Even diesel units weren’t exactly thrifty, but there’s always the option of the 3.5-litre V8 that was available early on.  You need to watch for head gasket problems and cam wear, though, and whichever engine you choose it’s worth checking for signs of oil and coolant leaks and evidence of neglect.  Excessive smoke from turbocharged engines should ring alarm bells. 

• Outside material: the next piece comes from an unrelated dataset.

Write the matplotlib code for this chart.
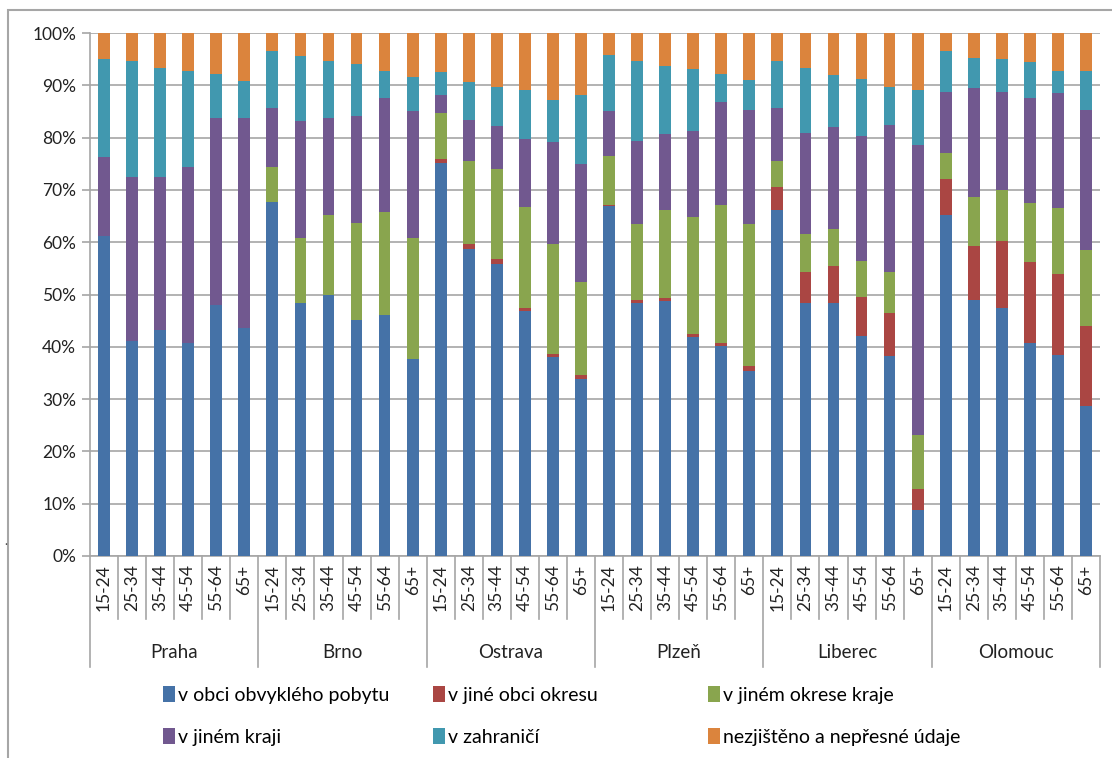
import numpy as np
import matplotlib.pyplot as plt
from matplotlib.patches import Rectangle, Patch
from matplotlib.transforms import blended_transform_factory

plt.rcParams['font.family'] = ['Lato', 'DejaVu Sans']

cities = ["Praha", "Brno", "Ostrava", "Plzeň", "Liberec", "Olomouc"]
ages = ["15-24", "25-34", "35-44", "45-54", "55-64", "65+"]
series_names = ["v obci obvyklého pobytu", "v jiné obci okresu", "v jiném okrese kraje",
                "v jiném kraji", "v zahraničí", "nezjištěno a nepřesné údaje"]

# percent shares, 6 age groups per city in city order
obec = [61.1, 41.1, 43.2, 40.8, 48.0, 43.6,
        67.7, 48.3, 49.9, 45.1, 46.1, 37.7,
        75.2, 58.7, 55.9, 46.8, 38.0, 33.9,
        66.9, 48.4, 48.7, 41.8, 40.2, 35.4,
        66.1, 48.4, 48.4, 42.0, 38.3, 8.8,
        65.2, 48.9, 47.4, 40.8, 38.5, 28.6]
okres = [0, 0, 0, 0, 0, 0,
         0, 0, 0, 0, 0, 0,
         0.7, 0.9, 0.9, 0.6, 0.7, 0.7,
         0.3, 0.5, 0.6, 0.6, 0.6, 1.0,
         4.5, 5.9, 7.1, 7.5, 8.1, 4.1,
         6.9, 10.4, 12.8, 15.4, 15.5, 15.3]
kraj_okres = [0, 0, 0, 0, 0, 0,
              6.7, 12.5, 15.3, 18.5, 19.7, 23.1,
              8.8, 16.0, 17.2, 19.4, 20.9, 17.8,
              9.3, 14.5, 16.9, 22.5, 26.3, 27.0,
              5.0, 7.2, 7.0, 7.0, 7.9, 10.3,
              5.0, 9.3, 9.7, 11.2, 12.5, 14.7]
jiny_kraj = [15.1, 31.4, 29.3, 33.6, 35.8, 40.2,
             11.2, 22.3, 18.6, 20.5, 21.7, 24.2,
             3.4, 7.8, 8.2, 12.9, 19.5, 22.5,
             8.5, 15.9, 14.4, 16.3, 19.8, 21.9,
             10.0, 19.4, 19.6, 23.8, 28.2, 55.3,
             11.6, 20.8, 18.8, 20.1, 22.0, 26.7]
zahranici = [18.8, 22.2, 20.9, 18.4, 8.4, 7.1,
             10.9, 12.5, 10.9, 10.0, 5.3, 6.5,
             4.5, 7.2, 7.5, 9.4, 8.1, 13.2,
             10.7, 15.4, 13.1, 11.9, 5.3, 5.7,
             9.1, 12.5, 9.8, 10.9, 7.2, 10.6,
             7.9, 5.9, 6.3, 6.9, 4.3, 7.5]
nezjisteno = [5.0, 5.3, 6.6, 7.2, 7.8, 9.1,
              3.5, 4.4, 5.3, 5.9, 7.2, 8.5,
              7.4, 9.4, 10.3, 10.9, 12.8, 11.9,
              4.3, 5.3, 6.3, 6.9, 7.8, 9.0,
              5.3, 6.6, 8.1, 8.8, 10.3, 10.9,
              3.4, 4.7, 5.0, 5.6, 7.2, 7.2]

colors = ["#4572A7", "#AA4643", "#89A54E", "#71588F", "#4198AF", "#DB843D"]
grey = "#a6a6a6"

fig = plt.figure(figsize=(11.12, 7.58), dpi=100)
ax = fig.add_axes([90/1112, 1-556/758, 1010/1112, 523/758])

x = np.arange(len(obec))
bottom = np.zeros(len(obec))
data = [obec, okres, kraj_okres, jiny_kraj, zahranici, nezjisteno]
for vals, col in zip(data, colors):
    ax.bar(x, vals, bottom=bottom, width=0.42, color=col, zorder=3)
    bottom += np.array(vals)

ax.set_xlim(-0.5, len(obec) - 0.5)
ax.set_ylim(0, 100)
ax.set_yticks(range(0, 101, 10))
ax.set_yticklabels([f"{v}%" for v in range(0, 101, 10)], fontsize=12.5, color="#222222")
ax.yaxis.grid(True, color=grey, lw=1.2, zorder=0)
ax.tick_params(axis="y", length=6, color=grey, width=1.2, pad=4)

ax.set_xticks(x)
ax.set_xticklabels(ages * len(cities), rotation=90, fontsize=12.5, color="#222222")
ax.tick_params(axis="x", length=0, pad=6)

for s in ["top", "right"]:
    ax.spines[s].set_visible(False)
for s in ["left", "bottom"]:
    ax.spines[s].set_color(grey)
    ax.spines[s].set_linewidth(1.2)

# category separators below the axis
tr = blended_transform_factory(ax.transData, ax.transAxes)
for i in range(len(obec) + 1):
    low = -0.212 if i % 6 == 0 else -0.12
    ax.plot([i - 0.5, i - 0.5], [0, low], transform=tr, color=grey, lw=1.2, clip_on=False)

for j, c in enumerate(cities):
    ax.text(j * 6 + 2.5, -0.184, c, transform=tr, ha="center", va="center",
            fontsize=13.5, color="#222222")

# legend: 2 rows x 3 columns, one entry each
handles = [Patch(facecolor=c) for c in colors]
col_x = [163/1112, 433/1112, 708/1112]
row_y = [1 - 695/758, 1 - 737/758]
for k in range(6):
    fig.legend([handles[k]], [series_names[k]], loc="center left",
               bbox_to_anchor=(col_x[k % 3], row_y[k // 3]), frameon=False,
               fontsize=14, handlelength=0.6, handleheight=0.85, handletextpad=0.15,
               borderpad=0, borderaxespad=0)

# outer chart border
fig.patches.append(Rectangle((8/1112, -0.1), 1.2, 1.1 - 10/758, transform=fig.transFigure,
                             fill=False, edgecolor=grey, lw=1.5))
fig.text(4/1112, 1 - 545/758, ".", fontsize=9, color="#444444")

fig.savefig("out.png", dpi=100)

Ensure you know what engine has been fitted as swaps are common.  Many were simply run into the ground, although replacement engines aren’t hard to find and can be an economical option if the rest is sound.  When it comes to mechanical parts, be wary of the cheap and inferior pattern stuff that exists – Land Rover OEM items are normally best according to specialists.

 

TRANSMISSION

Oil leaks from the gearbox and four-wheel drive hardware aren’t uncommon, and it’s important to ensure it’s all operating as it should.  Expect it to be noisy and clunky, but anything too obstructive or signs of badly worn synchromesh will need further investigation.  Amateur tinkering with the differential locks isn’t advisable so get the system checked by a specialist if you’re unsure.  Wear in driveshaft and prop shaft joints are common issues, although clutch replacement is fairly inexpensive.

 

STEERING & SUSPENSION

Steering and suspension can take a pounding so check carefully for wear and tear, and lack of maintenance.  Tired bushes and joints are the most common problems, and it’s worth checking for rot around the coil spring mountings.  The steering box and PAS hydraulics can leak but overhauling the running gear is straightforward.  Braking-wise, early models got disc and drums with discs all-round and ABS later.  Chunky alloy wheels are popular with the urban warriors and just need checking for damage and corrosion.

 

INTERIORS

Interiors are a basic affair with fairly dire build quality, but damaged trim and non-functioning electrics are easy to sort.  Leaks from the heater aren’t unusual, and while you might want to avoid anything too battered at least replacement parts are in plentiful supply.

 

OUR VERDICT

Frankly, this is going to be a car that you either love or hate.  The verdict, then, depends which side of the fence you’re on but there’s no doubting it has a very unique appeal. Make sure you can live with the driving experience, but we’ll probably never see the like again, and that makes it a pretty special thing.